From Versailles to Shalimar: The Royal Gardens That Perfumed History

There are places in the world where beauty is not only seen, but breathed. Where every flower tells a story, every pathway hides a secret, and the scent in the air feels as though it was crafted to seduce time itself. Royal gardens are not merely green spaces—they are declarations of power, of love, of dreaming. They are poems written with water, light, and petals.

At Versailles, mornings begin with an almost solemn discipline. Here, nature is not free, but tamed, shaped, educated to submit to human will. Perfectly aligned alleys, fountains that dance according to precise rules, trees trimmed with nearly mathematical rigor. It is a beauty that commands respect, an elegance that does not ask permission to exist. The fragrance of these gardens is not sweet, but noble—a blend of freshly cut grass, cool water, and discreet flowers that do not dare overshadow order.

And yet, beyond this perfection, something deeply human can be felt: the desire for control, for permanence, to create a corner of eternity in a fleeting world.

In Shalimar, however, the garden is not subdued—it is loved. Here, every corner seems to breathe passion. Water is no longer merely decorative; it becomes music. It flows, whispers, caresses. The flowers are not chosen for symmetry, but for emotion. Roses open their hearts without haste, jasmine spreads its fragrance like a promise, and the air becomes a love story told without words.

It is said that these gardens were created out of longing—from an emperor’s love for a queen. And perhaps that is why, unlike Versailles where you feel grandeur, here you feel vulnerability. Beauty is no longer a display, but a confession.

Between these two worlds—one of control, the other of passion—stretches the entire history of humanity. Two ways of loving, of creating, of remaining in time. Two ways of perfuming memory.

Royal gardens have not only shaped landscapes, but destinies. Within them, kings and queens have walked, decisions that influenced continents have been made, promises have been whispered and vows betrayed. But beyond all this, they have done something far more subtle: they have taught people how to feel.
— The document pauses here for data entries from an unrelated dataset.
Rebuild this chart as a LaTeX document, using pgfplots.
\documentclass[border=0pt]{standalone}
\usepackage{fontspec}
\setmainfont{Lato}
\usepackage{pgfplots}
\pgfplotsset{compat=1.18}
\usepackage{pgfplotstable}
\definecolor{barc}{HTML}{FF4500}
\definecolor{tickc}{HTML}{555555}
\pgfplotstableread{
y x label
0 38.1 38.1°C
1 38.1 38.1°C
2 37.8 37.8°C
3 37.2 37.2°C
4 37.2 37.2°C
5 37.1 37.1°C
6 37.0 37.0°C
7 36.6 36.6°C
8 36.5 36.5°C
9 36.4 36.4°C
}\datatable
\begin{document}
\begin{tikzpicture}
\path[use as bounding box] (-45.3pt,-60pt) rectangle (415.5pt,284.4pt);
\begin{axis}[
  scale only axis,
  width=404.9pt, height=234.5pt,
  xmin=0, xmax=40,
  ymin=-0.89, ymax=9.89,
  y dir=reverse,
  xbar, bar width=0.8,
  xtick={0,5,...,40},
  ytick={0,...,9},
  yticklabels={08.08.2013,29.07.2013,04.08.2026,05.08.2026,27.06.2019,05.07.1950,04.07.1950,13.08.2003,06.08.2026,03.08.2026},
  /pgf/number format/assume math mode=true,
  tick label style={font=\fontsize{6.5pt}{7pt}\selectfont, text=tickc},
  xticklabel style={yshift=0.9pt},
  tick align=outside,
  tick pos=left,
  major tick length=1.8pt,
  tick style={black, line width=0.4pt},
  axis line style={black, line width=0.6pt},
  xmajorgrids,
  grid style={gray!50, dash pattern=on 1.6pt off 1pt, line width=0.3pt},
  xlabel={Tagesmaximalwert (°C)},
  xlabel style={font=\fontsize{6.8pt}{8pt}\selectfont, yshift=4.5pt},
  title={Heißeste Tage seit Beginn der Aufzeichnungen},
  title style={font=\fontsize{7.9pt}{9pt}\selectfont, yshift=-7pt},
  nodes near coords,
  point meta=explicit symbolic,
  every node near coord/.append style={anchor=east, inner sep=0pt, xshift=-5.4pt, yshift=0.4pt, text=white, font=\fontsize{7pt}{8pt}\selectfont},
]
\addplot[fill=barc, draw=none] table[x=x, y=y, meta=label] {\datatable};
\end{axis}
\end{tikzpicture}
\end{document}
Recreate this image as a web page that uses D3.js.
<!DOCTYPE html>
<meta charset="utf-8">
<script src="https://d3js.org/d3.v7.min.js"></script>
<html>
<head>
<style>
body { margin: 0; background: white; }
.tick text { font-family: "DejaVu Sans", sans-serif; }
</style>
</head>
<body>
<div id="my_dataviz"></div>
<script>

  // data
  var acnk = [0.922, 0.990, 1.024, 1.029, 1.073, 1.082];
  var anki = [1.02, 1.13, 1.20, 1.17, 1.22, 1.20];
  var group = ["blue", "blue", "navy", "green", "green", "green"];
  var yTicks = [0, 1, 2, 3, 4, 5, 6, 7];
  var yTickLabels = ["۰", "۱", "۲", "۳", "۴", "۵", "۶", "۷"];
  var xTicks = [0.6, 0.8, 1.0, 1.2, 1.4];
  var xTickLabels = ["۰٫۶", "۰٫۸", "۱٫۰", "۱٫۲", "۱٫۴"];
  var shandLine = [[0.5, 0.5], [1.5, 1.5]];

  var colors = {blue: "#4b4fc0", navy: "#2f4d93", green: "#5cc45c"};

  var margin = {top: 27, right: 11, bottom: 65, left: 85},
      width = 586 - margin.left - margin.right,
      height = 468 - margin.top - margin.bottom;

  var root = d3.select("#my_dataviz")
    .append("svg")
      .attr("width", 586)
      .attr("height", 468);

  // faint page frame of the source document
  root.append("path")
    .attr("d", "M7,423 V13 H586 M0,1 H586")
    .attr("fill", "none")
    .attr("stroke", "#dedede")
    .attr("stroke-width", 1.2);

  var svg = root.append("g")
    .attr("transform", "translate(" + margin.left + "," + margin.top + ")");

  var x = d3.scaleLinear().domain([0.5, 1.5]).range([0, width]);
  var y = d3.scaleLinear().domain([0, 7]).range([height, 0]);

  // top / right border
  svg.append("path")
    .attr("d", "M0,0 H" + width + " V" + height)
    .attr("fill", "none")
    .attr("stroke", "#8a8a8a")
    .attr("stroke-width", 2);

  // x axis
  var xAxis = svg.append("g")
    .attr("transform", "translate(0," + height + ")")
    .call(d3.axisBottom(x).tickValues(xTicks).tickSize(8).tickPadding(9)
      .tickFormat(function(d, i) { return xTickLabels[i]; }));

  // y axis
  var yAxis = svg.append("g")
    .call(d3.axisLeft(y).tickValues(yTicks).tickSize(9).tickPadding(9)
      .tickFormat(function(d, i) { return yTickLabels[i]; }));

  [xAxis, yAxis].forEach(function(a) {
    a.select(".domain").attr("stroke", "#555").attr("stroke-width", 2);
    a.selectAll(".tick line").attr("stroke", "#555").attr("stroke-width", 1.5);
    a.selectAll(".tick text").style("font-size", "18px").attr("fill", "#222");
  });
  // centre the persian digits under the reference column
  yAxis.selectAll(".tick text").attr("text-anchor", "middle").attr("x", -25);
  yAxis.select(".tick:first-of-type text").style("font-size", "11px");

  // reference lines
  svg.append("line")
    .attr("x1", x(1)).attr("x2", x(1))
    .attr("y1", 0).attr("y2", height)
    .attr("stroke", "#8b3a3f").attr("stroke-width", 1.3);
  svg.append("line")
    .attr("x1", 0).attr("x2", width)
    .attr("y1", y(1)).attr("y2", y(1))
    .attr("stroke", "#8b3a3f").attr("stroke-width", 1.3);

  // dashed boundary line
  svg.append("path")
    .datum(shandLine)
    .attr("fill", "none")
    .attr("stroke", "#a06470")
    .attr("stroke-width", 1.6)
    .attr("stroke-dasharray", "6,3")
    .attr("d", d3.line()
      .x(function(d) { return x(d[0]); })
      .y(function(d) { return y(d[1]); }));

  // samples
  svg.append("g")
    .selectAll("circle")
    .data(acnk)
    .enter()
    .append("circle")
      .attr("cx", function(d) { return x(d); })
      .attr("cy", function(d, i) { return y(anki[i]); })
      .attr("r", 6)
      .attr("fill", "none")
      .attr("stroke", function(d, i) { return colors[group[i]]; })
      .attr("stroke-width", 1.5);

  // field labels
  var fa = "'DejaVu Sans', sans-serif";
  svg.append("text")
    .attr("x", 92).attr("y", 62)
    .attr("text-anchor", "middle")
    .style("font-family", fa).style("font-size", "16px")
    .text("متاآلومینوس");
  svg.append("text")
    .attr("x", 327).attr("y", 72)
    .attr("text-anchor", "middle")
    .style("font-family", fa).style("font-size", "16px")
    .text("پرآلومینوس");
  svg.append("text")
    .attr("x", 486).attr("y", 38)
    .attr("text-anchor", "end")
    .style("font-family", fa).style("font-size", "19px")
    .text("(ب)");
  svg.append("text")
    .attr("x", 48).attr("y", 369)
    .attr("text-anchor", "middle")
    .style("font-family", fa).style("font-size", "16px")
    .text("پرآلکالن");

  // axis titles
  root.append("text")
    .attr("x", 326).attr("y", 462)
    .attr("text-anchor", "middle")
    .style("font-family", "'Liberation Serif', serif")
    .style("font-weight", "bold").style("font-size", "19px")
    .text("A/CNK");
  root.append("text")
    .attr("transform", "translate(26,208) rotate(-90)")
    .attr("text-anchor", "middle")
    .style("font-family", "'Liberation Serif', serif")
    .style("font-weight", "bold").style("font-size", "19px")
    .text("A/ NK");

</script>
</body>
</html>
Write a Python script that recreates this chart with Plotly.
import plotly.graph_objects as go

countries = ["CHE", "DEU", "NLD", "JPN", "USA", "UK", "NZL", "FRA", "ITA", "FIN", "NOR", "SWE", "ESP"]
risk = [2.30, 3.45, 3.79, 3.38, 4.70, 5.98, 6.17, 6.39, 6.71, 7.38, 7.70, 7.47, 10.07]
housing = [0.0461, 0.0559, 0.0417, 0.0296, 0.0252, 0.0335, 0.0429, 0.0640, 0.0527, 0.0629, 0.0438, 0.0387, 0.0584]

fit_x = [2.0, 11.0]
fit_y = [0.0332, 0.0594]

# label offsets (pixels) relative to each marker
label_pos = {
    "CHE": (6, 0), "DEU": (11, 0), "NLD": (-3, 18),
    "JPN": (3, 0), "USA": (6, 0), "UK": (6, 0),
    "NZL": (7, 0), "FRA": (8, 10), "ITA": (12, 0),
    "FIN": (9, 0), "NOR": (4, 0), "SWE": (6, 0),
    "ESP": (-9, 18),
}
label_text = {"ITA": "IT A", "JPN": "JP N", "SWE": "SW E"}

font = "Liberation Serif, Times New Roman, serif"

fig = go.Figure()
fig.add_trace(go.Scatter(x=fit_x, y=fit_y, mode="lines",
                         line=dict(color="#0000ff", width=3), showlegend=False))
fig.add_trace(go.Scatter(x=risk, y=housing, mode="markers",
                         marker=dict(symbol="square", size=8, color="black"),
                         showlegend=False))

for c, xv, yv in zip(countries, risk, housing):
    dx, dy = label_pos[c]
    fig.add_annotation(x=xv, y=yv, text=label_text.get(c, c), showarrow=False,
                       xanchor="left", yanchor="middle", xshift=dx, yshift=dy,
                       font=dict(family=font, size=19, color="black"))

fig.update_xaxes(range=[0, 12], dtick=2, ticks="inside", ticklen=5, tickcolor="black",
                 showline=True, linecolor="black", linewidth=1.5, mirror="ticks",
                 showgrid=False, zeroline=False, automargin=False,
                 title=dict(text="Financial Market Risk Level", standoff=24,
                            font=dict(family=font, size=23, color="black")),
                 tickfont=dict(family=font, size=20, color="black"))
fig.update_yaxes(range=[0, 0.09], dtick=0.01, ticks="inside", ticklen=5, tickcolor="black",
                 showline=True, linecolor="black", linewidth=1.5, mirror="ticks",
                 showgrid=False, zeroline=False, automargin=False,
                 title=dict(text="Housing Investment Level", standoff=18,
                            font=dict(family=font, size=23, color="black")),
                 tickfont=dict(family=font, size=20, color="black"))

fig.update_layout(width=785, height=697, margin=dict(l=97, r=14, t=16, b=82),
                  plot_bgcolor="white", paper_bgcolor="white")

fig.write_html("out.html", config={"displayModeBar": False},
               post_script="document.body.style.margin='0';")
To notice how a flower can say more than a speech.
How the silence of a pathway can heal more than a thousand words.
How the fragrance of an evening can linger longer than a lifetime.

Perhaps the true power of these gardens lies not in their size or the history they carry, but in the way they transform us—the ones who imagine or wander through them. They slow us down. They teach us to look, not just to see. To breathe, not just to exist.

And perhaps, without even realizing it, they remind us that each of us carries a garden within. Sometimes ordered, sometimes wild. Sometimes quiet, sometimes blooming with an intensity hard to contain.

And somewhere between Versailles and Shalimar, between discipline and passion, between reason and longing, we write—each day—our own story.